Di episodi simili, in tutta la Spagna, ce ne sono stati molti. Eppure, lo stesso trattamento non è stato riservato anche ai musulmani, che il 23 aprile hanno iniziato il loro mese sacro. Una circolare del ministero dell’Interno ha voluto regolamentare il comportamento della polizia riguardo a preghiere e raduni per il Ramadan. Che è il mese, ricordiamo, durante il quale il mondo islamico digiuna dall’alba al tramonto - intervallando diversi momenti di preghiera - per poi dedicarsi a due banchetti comunitari, uno dopo il tramonto e uno prima delle 4 del mattino.
Sostanzialmente il ministero ha fornito indicazioni utili a valutare “l’opportunità di interrompere una preghiera in strada per evitare possibili disturbi”. Nei tre scenari immaginati, due hanno previsto che nessuno venisse sottoposto a sanzione e niente interruzioni per le preghiere. È così che per tutto il Ramadan l’islam spagnolo ha goduto della massima libertà. E le preghiere - anche nelle strade, completamente libere grazie al lockdown - si sono svolte regolarmente, con tanto di altoparlanti dalle sei del mattino.

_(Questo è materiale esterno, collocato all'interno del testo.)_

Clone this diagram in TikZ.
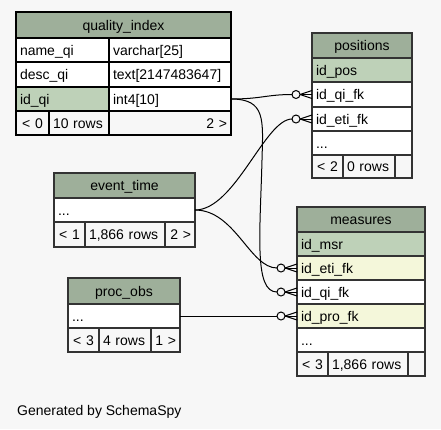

Quanto è stato ripreso, allora, a Tarragona (Catalogna) - dove decine e decine di musulmani con altoparlanti e microfoni si sono ritrovati a pregare in strada senza il benché minimo disturbo da parte della polizia, anzi, secondo quanto riferito dalla stampa locale, con l’autorizzazione del sindaco - non era niente di inaspettato. Immagini che hanno fatto molto discutere. Al punto che sono stati montati diversi video atti a denunciare la disparità di trattamento tra cattolici e islamici: qui si vede come è stato (mal)trattato un sacerdote mentre diceva Messa nella chiesa di San Gennaro a Madrid e come invece l’imam, che occupava il suolo pubblico, abbia potuto agire indisturbato.
Non poche critiche sono piovute e in tanti hanno denunciato la codardia del governo sottomesso all’islam. Anche perché il governo ha nel frattempo concesso, a diverse comunità islamiche che l’hanno richiesto, la libertà di spostarsi - quando non era permesso - in altre località per poter fare tutti gli acquisti necessari per le cene del Ramadan.

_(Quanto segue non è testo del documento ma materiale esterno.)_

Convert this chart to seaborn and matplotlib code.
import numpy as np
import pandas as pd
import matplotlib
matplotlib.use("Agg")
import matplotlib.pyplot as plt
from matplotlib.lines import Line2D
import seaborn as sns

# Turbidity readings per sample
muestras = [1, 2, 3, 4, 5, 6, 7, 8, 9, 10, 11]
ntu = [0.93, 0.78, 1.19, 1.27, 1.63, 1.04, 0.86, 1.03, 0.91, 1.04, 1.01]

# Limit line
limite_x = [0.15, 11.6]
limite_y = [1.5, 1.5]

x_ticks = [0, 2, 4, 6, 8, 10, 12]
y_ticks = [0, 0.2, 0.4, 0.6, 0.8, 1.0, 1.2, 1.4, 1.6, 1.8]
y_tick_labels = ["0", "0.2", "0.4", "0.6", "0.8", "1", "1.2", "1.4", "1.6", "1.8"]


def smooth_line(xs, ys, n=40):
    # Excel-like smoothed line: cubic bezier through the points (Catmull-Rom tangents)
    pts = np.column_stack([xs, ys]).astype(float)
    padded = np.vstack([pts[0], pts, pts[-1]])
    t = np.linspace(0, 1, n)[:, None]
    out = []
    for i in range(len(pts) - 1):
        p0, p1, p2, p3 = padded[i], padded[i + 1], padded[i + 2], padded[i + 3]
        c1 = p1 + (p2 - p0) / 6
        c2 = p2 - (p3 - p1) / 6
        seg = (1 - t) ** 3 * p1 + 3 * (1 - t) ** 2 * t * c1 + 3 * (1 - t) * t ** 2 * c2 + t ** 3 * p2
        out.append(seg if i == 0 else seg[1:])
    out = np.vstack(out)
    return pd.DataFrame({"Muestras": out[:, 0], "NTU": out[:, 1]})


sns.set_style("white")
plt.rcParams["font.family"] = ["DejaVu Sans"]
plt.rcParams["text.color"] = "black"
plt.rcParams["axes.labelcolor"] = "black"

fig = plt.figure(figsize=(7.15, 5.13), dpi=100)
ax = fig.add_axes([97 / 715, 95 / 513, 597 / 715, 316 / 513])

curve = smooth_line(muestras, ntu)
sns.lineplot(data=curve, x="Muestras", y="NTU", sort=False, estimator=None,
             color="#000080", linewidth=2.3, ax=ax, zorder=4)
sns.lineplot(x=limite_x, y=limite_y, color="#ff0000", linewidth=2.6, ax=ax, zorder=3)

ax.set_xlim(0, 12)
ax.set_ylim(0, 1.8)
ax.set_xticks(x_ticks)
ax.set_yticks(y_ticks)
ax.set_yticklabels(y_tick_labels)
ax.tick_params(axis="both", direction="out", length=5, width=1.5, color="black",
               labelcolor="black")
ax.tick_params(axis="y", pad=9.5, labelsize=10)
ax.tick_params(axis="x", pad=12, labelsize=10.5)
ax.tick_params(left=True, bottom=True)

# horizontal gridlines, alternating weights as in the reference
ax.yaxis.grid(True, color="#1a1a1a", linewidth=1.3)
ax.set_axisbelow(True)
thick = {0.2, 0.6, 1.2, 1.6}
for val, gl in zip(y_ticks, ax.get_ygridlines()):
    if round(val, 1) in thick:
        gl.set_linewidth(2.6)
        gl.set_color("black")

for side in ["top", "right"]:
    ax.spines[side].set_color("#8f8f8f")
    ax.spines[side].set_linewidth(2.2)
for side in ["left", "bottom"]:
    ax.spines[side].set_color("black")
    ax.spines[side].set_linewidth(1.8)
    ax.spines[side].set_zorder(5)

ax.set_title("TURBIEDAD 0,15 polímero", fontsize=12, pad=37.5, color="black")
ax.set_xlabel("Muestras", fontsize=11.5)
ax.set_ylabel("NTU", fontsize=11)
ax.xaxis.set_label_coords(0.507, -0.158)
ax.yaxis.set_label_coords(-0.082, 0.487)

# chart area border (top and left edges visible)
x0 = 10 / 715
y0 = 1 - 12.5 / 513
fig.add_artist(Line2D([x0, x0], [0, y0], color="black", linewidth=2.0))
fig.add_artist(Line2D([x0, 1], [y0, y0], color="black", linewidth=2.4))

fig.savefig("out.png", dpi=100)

Per molti analisti questi non sono che i sintomi di una nuova islamizzazione del Paese. La storia dell’affermazione dell’islam in terra iberica è durata quasi otto secoli. La vecchia Hispania ci mise solo cinque anni per ritrovarsi totalmente sotto l’influenza dell’islam e chiamarsi al-Andalus nel 716. La cronaca di oggi non è che una non più troppo remota eco di quel tempo.